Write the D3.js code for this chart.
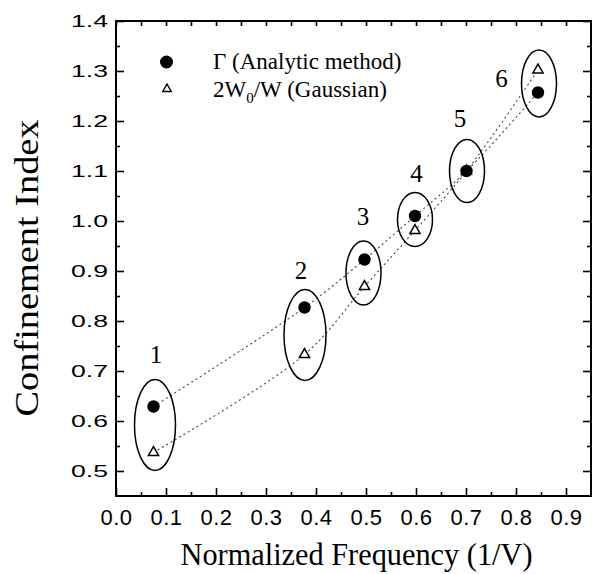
<!DOCTYPE html>
<html>
<head>
<meta charset="utf-8">
<script src="https://cdn.jsdelivr.net/npm/d3@7"></script>
<style>
  body { margin: 0; background: #fff; }
  svg { display: block; }
</style>
</head>
<body>
<svg width="600" height="574"></svg>
<script>
// mode numbers and values
var modes = ["1", "2", "3", "4", "5", "6"];
var freq = [0.075, 0.377, 0.497, 0.598, 0.701, 0.844];
var gammaAnalytic = [0.629, 0.827, 0.923, 1.010, 1.100, 1.257];
var gaussianRatio = [0.537, 0.733, 0.869, 0.981, 1.100, 1.302];

// hand drawn ellipses round each mode (data units)
var ellipseCx = [0.078, 0.378, 0.495, 0.598, 0.702, 0.846];
var ellipseCy = [0.592, 0.772, 0.896, 1.003, 1.100, 1.275];
var ellipseRx = [0.041, 0.042, 0.035, 0.035, 0.035, 0.035];
var ellipseRy = [0.091, 0.091, 0.064, 0.054, 0.063, 0.067];
var labelX = [0.080, 0.370, 0.494, 0.601, 0.688, 0.771];
var labelY = [0.716, 0.884, 0.992, 1.078, 1.188, 1.268];

var xTicks = [0.0, 0.1, 0.2, 0.3, 0.4, 0.5, 0.6, 0.7, 0.8, 0.9];
var xMinor = [0.05, 0.15, 0.25, 0.35, 0.45, 0.55, 0.65, 0.75, 0.85];
var yTicks = [0.5, 0.6, 0.7, 0.8, 0.9, 1.0, 1.1, 1.2, 1.3, 1.4];
var yMinor = [0.55, 0.65, 0.75, 0.85, 0.95, 1.05, 1.15, 1.25, 1.35];

var svg = d3.select("svg");
var plotL = 116, plotR = 591, plotT = 21, plotB = 496;

var x = d3.scaleLinear().domain([0, 0.95]).range([plotL, plotR]);
var y = d3.scaleLinear().domain([0.45, 1.4]).range([plotB, plotT]);

var serif = "'Liberation Serif', 'Times New Roman', serif";
var sans = "'Liberation Sans', Arial, sans-serif";

// axes, ticks pointing inward
function styleAxis(g) {
    g.select(".domain").remove();
    g.selectAll(".tick line").attr("stroke", "#000").attr("stroke-width", 1.6);
}

svg.append("g")
    .attr("transform", "translate(0," + plotB + ")")
    .call(d3.axisBottom(x).tickValues(xTicks).tickSize(-8).tickPadding(13).tickFormat(d3.format(".1f")))
    .call(styleAxis)
    .call(function(g) {
        g.selectAll("text").attr("font-family", sans).attr("font-size", 22).attr("fill", "#000")
            .attr("letter-spacing", 0.5);
    });
svg.append("g")
    .attr("transform", "translate(0," + plotB + ")")
    .call(d3.axisBottom(x).tickValues(xMinor).tickSize(-4).tickFormat(""))
    .call(styleAxis);

svg.append("g")
    .attr("transform", "translate(0," + plotT + ")")
    .call(d3.axisTop(x).tickValues(xTicks.concat(xMinor)).tickSize(-5).tickFormat(""))
    .call(styleAxis);

svg.append("g")
    .attr("transform", "translate(" + plotL + ",0)")
    .call(d3.axisLeft(y).tickValues(yTicks).tickSize(-8).tickPadding(8).tickFormat(d3.format(".1f")))
    .call(styleAxis)
    .call(function(g) {
        g.selectAll("text")
            .attr("font-family", sans).attr("font-size", 17).attr("fill", "#000")
            .attr("textLength", 37).attr("lengthAdjust", "spacingAndGlyphs");
    });
svg.append("g")
    .attr("transform", "translate(" + plotL + ",0)")
    .call(d3.axisLeft(y).tickValues(yMinor).tickSize(-4).tickFormat(""))
    .call(styleAxis);

svg.append("g")
    .attr("transform", "translate(" + plotR + ",0)")
    .call(d3.axisRight(y).tickValues(yTicks).tickSize(-8).tickFormat(""))
    .call(styleAxis);
svg.append("g")
    .attr("transform", "translate(" + plotR + ",0)")
    .call(d3.axisRight(y).tickValues(yMinor).tickSize(-4).tickFormat(""))
    .call(styleAxis);

// frame
svg.append("rect")
    .attr("x", plotL).attr("y", plotT)
    .attr("width", plotR - plotL).attr("height", plotB - plotT)
    .attr("fill", "none").attr("stroke", "#000").attr("stroke-width", 2);

// axis titles
svg.append("text")
    .attr("x", (plotL + plotR) / 2 + 3).attr("y", 565)
    .attr("text-anchor", "middle")
    .attr("font-family", serif).attr("font-size", 32)
    .attr("textLength", 352).attr("lengthAdjust", "spacingAndGlyphs")
    .text("Normalized Frequency (1/V)");

svg.append("text")
    .attr("transform", "translate(38,268) rotate(-90)")
    .attr("text-anchor", "middle")
    .attr("font-family", serif).attr("font-size", 33)
    .attr("textLength", 297).attr("lengthAdjust", "spacingAndGlyphs")
    .text("Confinement Index");

// dotted guide curves through each series
var idx = d3.range(freq.length);
var line = d3.line().curve(d3.curveCatmullRom.alpha(0.5));

[gammaAnalytic, gaussianRatio].forEach(function(vals) {
    svg.append("path")
        .attr("d", line(idx.map(function(i) { return [x(freq[i]), y(vals[i])]; })))
        .attr("fill", "none")
        .attr("stroke", "#444")
        .attr("stroke-width", 1.1)
        .attr("stroke-dasharray", "2,3");
});

// ellipses
svg.append("g").selectAll("ellipse")
    .data(idx)
    .enter().append("ellipse")
    .attr("cx", function(i) { return x(ellipseCx[i]); })
    .attr("cy", function(i) { return y(ellipseCy[i]); })
    .attr("rx", function(i) { return x(ellipseRx[i]) - x(0); })
    .attr("ry", function(i) { return y(0.45) - y(0.45 + ellipseRy[i]); })
    .attr("fill", "none")
    .attr("stroke", "#000")
    .attr("stroke-width", 1.5);

// mode numbers
svg.append("g").selectAll("text")
    .data(idx)
    .enter().append("text")
    .attr("x", function(i) { return x(labelX[i]); })
    .attr("y", function(i) { return y(labelY[i]); })
    .attr("text-anchor", "middle")
    .attr("font-family", serif).attr("font-size", 25)
    .text(function(i) { return modes[i]; });

// points
var tri = d3.symbol().type(d3.symbolTriangle).size(45);
svg.append("g").selectAll("path")
    .data(idx)
    .enter().append("path")
    .attr("d", tri)
    .attr("transform", function(i) { return "translate(" + x(freq[i]) + "," + y(gaussianRatio[i]) + ")"; })
    .attr("fill", "#fff")
    .attr("stroke", "#000")
    .attr("stroke-width", 1.5);

svg.append("g").selectAll("circle")
    .data(idx)
    .enter().append("circle")
    .attr("cx", function(i) { return x(freq[i]); })
    .attr("cy", function(i) { return y(gammaAnalytic[i]); })
    .attr("r", 6.2)
    .attr("fill", "#000");

// legend
svg.append("circle")
    .attr("cx", 166.5).attr("cy", 62).attr("r", 6.5).attr("fill", "#000");
svg.append("path")
    .attr("d", d3.symbol().type(d3.symbolTriangle).size(32))
    .attr("transform", "translate(167,89)")
    .attr("fill", "#fff").attr("stroke", "#000").attr("stroke-width", 1.4);

svg.append("text")
    .attr("x", 213).attr("y", 69)
    .attr("font-family", serif).attr("font-size", 23)
    .text("\u0393 (Analytic method)");

var t2 = svg.append("text")
    .attr("x", 213).attr("y", 97)
    .attr("font-family", serif).attr("font-size", 23);
t2.append("tspan").text("2W");
t2.append("tspan").attr("dy", 6).attr("font-size", 15).text("0");
t2.append("tspan").attr("dy", -6).text("/W (Gaussian)");
</script>
</body>
</html>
^^^^^^^^
* Task requirements: Write out each line of the data exactly; the images should be left out.

* Exercise answer:
Write the D3.js code for this chart.
<!DOCTYPE html>
<html>
<head>
<meta charset="utf-8">
<script src="https://cdn.jsdelivr.net/npm/d3@7"></script>
<style>
  body { margin: 0; background: #fff; }
  svg { display: block; }
</style>
</head>
<body>
<svg width="600" height="574"></svg>
<script>
// mode numbers and values
var modes = ["1", "2", "3", "4", "5", "6"];
var freq = [0.075, 0.377, 0.497, 0.598, 0.701, 0.844];
var gammaAnalytic = [0.629, 0.827, 0.923, 1.010, 1.100, 1.257];
var gaussianRatio = [0.537, 0.733, 0.869, 0.981, 1.100, 1.302];

// hand drawn ellipses round each mode (data units)
var ellipseCx = [0.078, 0.378, 0.495, 0.598, 0.702, 0.846];
var ellipseCy = [0.592, 0.772, 0.896, 1.003, 1.100, 1.275];
var ellipseRx = [0.041, 0.042, 0.035, 0.035, 0.035, 0.035];
var ellipseRy = [0.091, 0.091, 0.064, 0.054, 0.063, 0.067];
var labelX = [0.080, 0.370, 0.494, 0.601, 0.688, 0.771];
var labelY = [0.716, 0.884, 0.992, 1.078, 1.188, 1.268];

var xTicks = [0.0, 0.1, 0.2, 0.3, 0.4, 0.5, 0.6, 0.7, 0.8, 0.9];
var xMinor = [0.05, 0.15, 0.25, 0.35, 0.45, 0.55, 0.65, 0.75, 0.85];
var yTicks = [0.5, 0.6, 0.7, 0.8, 0.9, 1.0, 1.1, 1.2, 1.3, 1.4];
var yMinor = [0.55, 0.65, 0.75, 0.85, 0.95, 1.05, 1.15, 1.25, 1.35];

var svg = d3.select("svg");
var plotL = 116, plotR = 591, plotT = 21, plotB = 496;

var x = d3.scaleLinear().domain([0, 0.95]).range([plotL, plotR]);
var y = d3.scaleLinear().domain([0.45, 1.4]).range([plotB, plotT]);

var serif = "'Liberation Serif', 'Times New Roman', serif";
var sans = "'Liberation Sans', Arial, sans-serif";

// axes, ticks pointing inward
function styleAxis(g) {
    g.select(".domain").remove();
    g.selectAll(".tick line").attr("stroke", "#000").attr("stroke-width", 1.6);
}

svg.append("g")
    .attr("transform", "translate(0," + plotB + ")")
    .call(d3.axisBottom(x).tickValues(xTicks).tickSize(-8).tickPadding(13).tickFormat(d3.format(".1f")))
    .call(styleAxis)
    .call(function(g) {
        g.selectAll("text").attr("font-family", sans).attr("font-size", 22).attr("fill", "#000")
            .attr("letter-spacing", 0.5);
    });
svg.append("g")
    .attr("transform", "translate(0," + plotB + ")")
    .call(d3.axisBottom(x).tickValues(xMinor).tickSize(-4).tickFormat(""))
    .call(styleAxis);

svg.append("g")
    .attr("transform", "translate(0," + plotT + ")")
    .call(d3.axisTop(x).tickValues(xTicks.concat(xMinor)).tickSize(-5).tickFormat(""))
    .call(styleAxis);

svg.append("g")
    .attr("transform", "translate(" + plotL + ",0)")
    .call(d3.axisLeft(y).tickValues(yTicks).tickSize(-8).tickPadding(8).tickFormat(d3.format(".1f")))
    .call(styleAxis)
    .call(function(g) {
        g.selectAll("text")
            .attr("font-family", sans).attr("font-size", 17).attr("fill", "#000")
            .attr("textLength", 37).attr("lengthAdjust", "spacingAndGlyphs");
    });
svg.append("g")
    .attr("transform", "translate(" + plotL + ",0)")
    .call(d3.axisLeft(y).tickValues(yMinor).tickSize(-4).tickFormat(""))
    .call(styleAxis);

svg.append("g")
    .attr("transform", "translate(" + plotR + ",0)")
    .call(d3.axisRight(y).tickValues(yTicks).tickSize(-8).tickFormat(""))
    .call(styleAxis);
svg.append("g")
    .attr("transform", "translate(" + plotR + ",0)")
    .call(d3.axisRight(y).tickValues(yMinor).tickSize(-4).tickFormat(""))
    .call(styleAxis);

// frame
svg.append("rect")
    .attr("x", plotL).attr("y", plotT)
    .attr("width", plotR - plotL).attr("height", plotB - plotT)
    .attr("fill", "none").attr("stroke", "#000").attr("stroke-width", 2);

// axis titles
svg.append("text")
    .attr("x", (plotL + plotR) / 2 + 3).attr("y", 565)
    .attr("text-anchor", "middle")
    .attr("font-family", serif).attr("font-size", 32)
    .attr("textLength", 352).attr("lengthAdjust", "spacingAndGlyphs")
    .text("Normalized Frequency (1/V)");

svg.append("text")
    .attr("transform", "translate(38,268) rotate(-90)")
    .attr("text-anchor", "middle")
    .attr("font-family", serif).attr("font-size", 33)
    .attr("textLength", 297).attr("lengthAdjust", "spacingAndGlyphs")
    .text("Confinement Index");

// dotted guide curves through each series
var idx = d3.range(freq.length);
var line = d3.line().curve(d3.curveCatmullRom.alpha(0.5));

[gammaAnalytic, gaussianRatio].forEach(function(vals) {
    svg.append("path")
        .attr("d", line(idx.map(function(i) { return [x(freq[i]), y(vals[i])]; })))
        .attr("fill", "none")
        .attr("stroke", "#444")
        .attr("stroke-width", 1.1)
        .attr("stroke-dasharray", "2,3");
});

// ellipses
svg.append("g").selectAll("ellipse")
    .data(idx)
    .enter().append("ellipse")
    .attr("cx", function(i) { return x(ellipseCx[i]); })
    .attr("cy", function(i) { return y(ellipseCy[i]); })
    .attr("rx", function(i) { return x(ellipseRx[i]) - x(0); })
    .attr("ry", function(i) { return y(0.45) - y(0.45 + ellipseRy[i]); })
    .attr("fill", "none")
    .attr("stroke", "#000")
    .attr("stroke-width", 1.5);

// mode numbers
svg.append("g").selectAll("text")
    .data(idx)
    .enter().append("text")
    .attr("x", function(i) { return x(labelX[i]); })
    .attr("y", function(i) { return y(labelY[i]); })
    .attr("text-anchor", "middle")
    .attr("font-family", serif).attr("font-size", 25)
    .text(function(i) { return modes[i]; });

// points
var tri = d3.symbol().type(d3.symbolTriangle).size(45);
svg.append("g").selectAll("path")
    .data(idx)
    .enter().append("path")
    .attr("d", tri)
    .attr("transform", function(i) { return "translate(" + x(freq[i]) + "," + y(gaussianRatio[i]) + ")"; })
    .attr("fill", "#fff")
    .attr("stroke", "#000")
    .attr("stroke-width", 1.5);

svg.append("g").selectAll("circle")
    .data(idx)
    .enter().append("circle")
    .attr("cx", function(i) { return x(freq[i]); })
    .attr("cy", function(i) { return y(gammaAnalytic[i]); })
    .attr("r", 6.2)
    .attr("fill", "#000");

// legend
svg.append("circle")
    .attr("cx", 166.5).attr("cy", 62).attr("r", 6.5).attr("fill", "#000");
svg.append("path")
    .attr("d", d3.symbol().type(d3.symbolTriangle).size(32))
    .attr("transform", "translate(167,89)")
    .attr("fill", "#fff").attr("stroke", "#000").attr("stroke-width", 1.4);

svg.append("text")
    .attr("x", 213).attr("y", 69)
    .attr("font-family", serif).attr("font-size", 23)
    .text("\u0393 (Analytic method)");

var t2 = svg.append("text")
    .attr("x", 213).attr("y", 97)
    .attr("font-family", serif).attr("font-size", 23);
t2.append("tspan").text("2W");
t2.append("tspan").attr("dy", 6).attr("font-size", 15).text("0");
t2.append("tspan").attr("dy", -6).text("/W (Gaussian)");
</script>
</body>
</html>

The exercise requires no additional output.